Load files using pandas' built-in deserialization method for version compatibility:

python
import pandas as pd

# Load pickled DataFrame (works across pandas versions)
file_path = "artifacts/file.pkl"  # Replace with your actual path
df = pd.read_pickle(file_path)

Why this works:

  • Handles pandas internal API changes transparently
  • Backward compatible to pandas 0.20.3
  • Resolves missing module dependencies
  • Works with Metaflow artifacts by reading from their storage path

Fallback Solution: Compatibility Shims

For situations where pd.read_pickle() fails:

python
import pandas as pd

# Use pandas' compatibility layer for older pickles
df = pd.compat.pickle_compat.load('file.pkl')
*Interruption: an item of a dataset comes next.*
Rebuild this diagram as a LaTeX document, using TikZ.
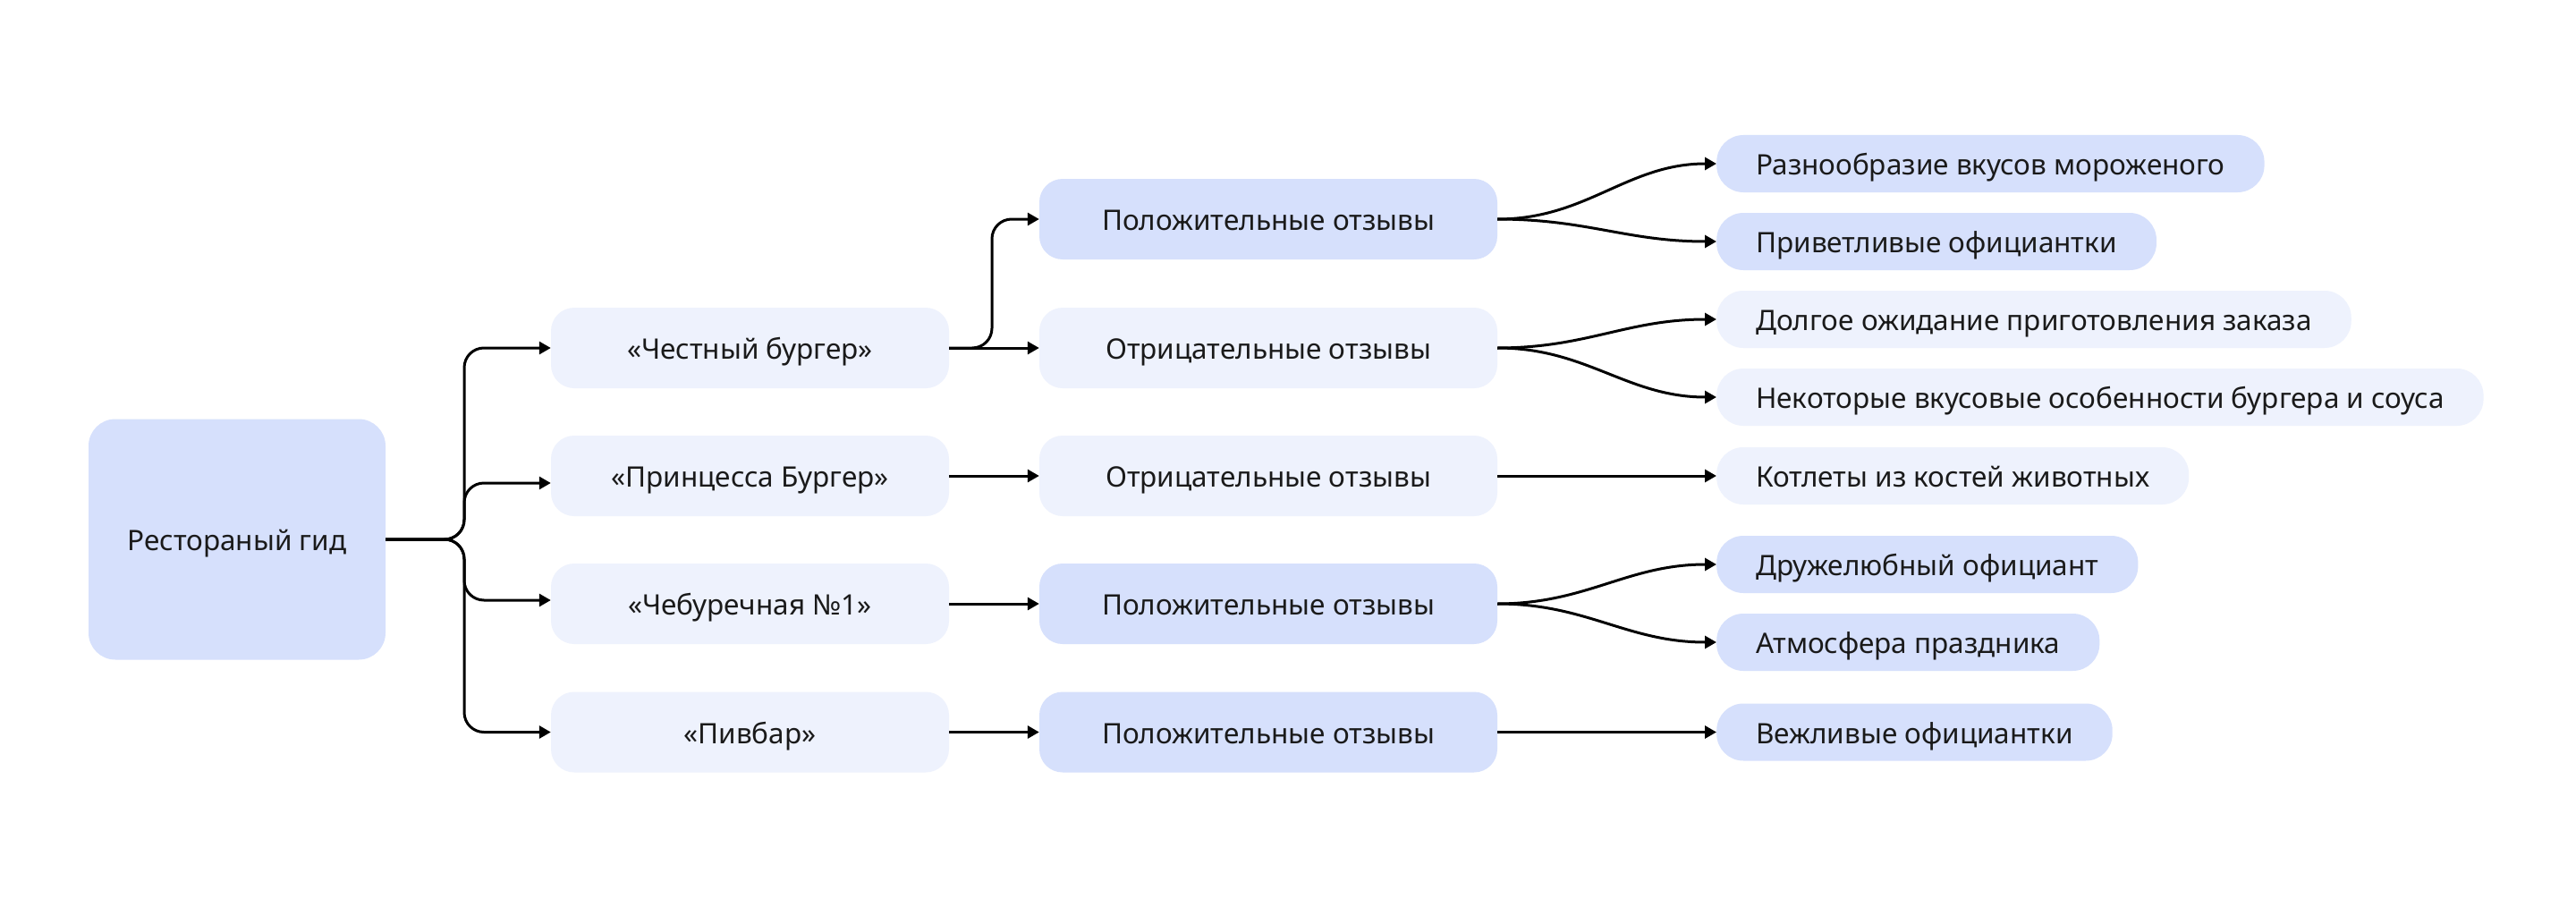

Version Locking Approach (If Solutions Fail)

If you need to maintain legacy systems:

bash
pip install "pandas<2.0.0"   # Downgrade to latest 1.x version

Important Considerations

  1. Metaflow-Specific Workflow:
    • In Metaflow flows, construct the artifact path correctly:
      python
      from metaflow import Flow, get_metadata
      flow = Flow('YourFlowName')
      run = flow.latest_successful_run
      file_path = run.data.dataframe.path  # Replace 'dataframe' with your artifact name

WARNING

Using the standard pickle module directly (pickle.load() or joblib.load()) instead of pd.read_pickle() may trigger this error due to missing internal pandas module paths in v2.x.

Prevention Strategies

  1. Pin pandas versions in dependencies:

    python
    # requirements.txt
    pandas>=1.5.3,<2.0.0
  2. Migrate serialization formats:

    python
    # Use modern formats instead of pickle
    df.to_parquet("data.parquet")      # Better version compatibility
    df.to_feather("data.feather")      # Faster I/O

Best Practice

Always use the same major pandas version for both pickling and unpickling operations. Major releases (1.x → 2.x) often break compatibility.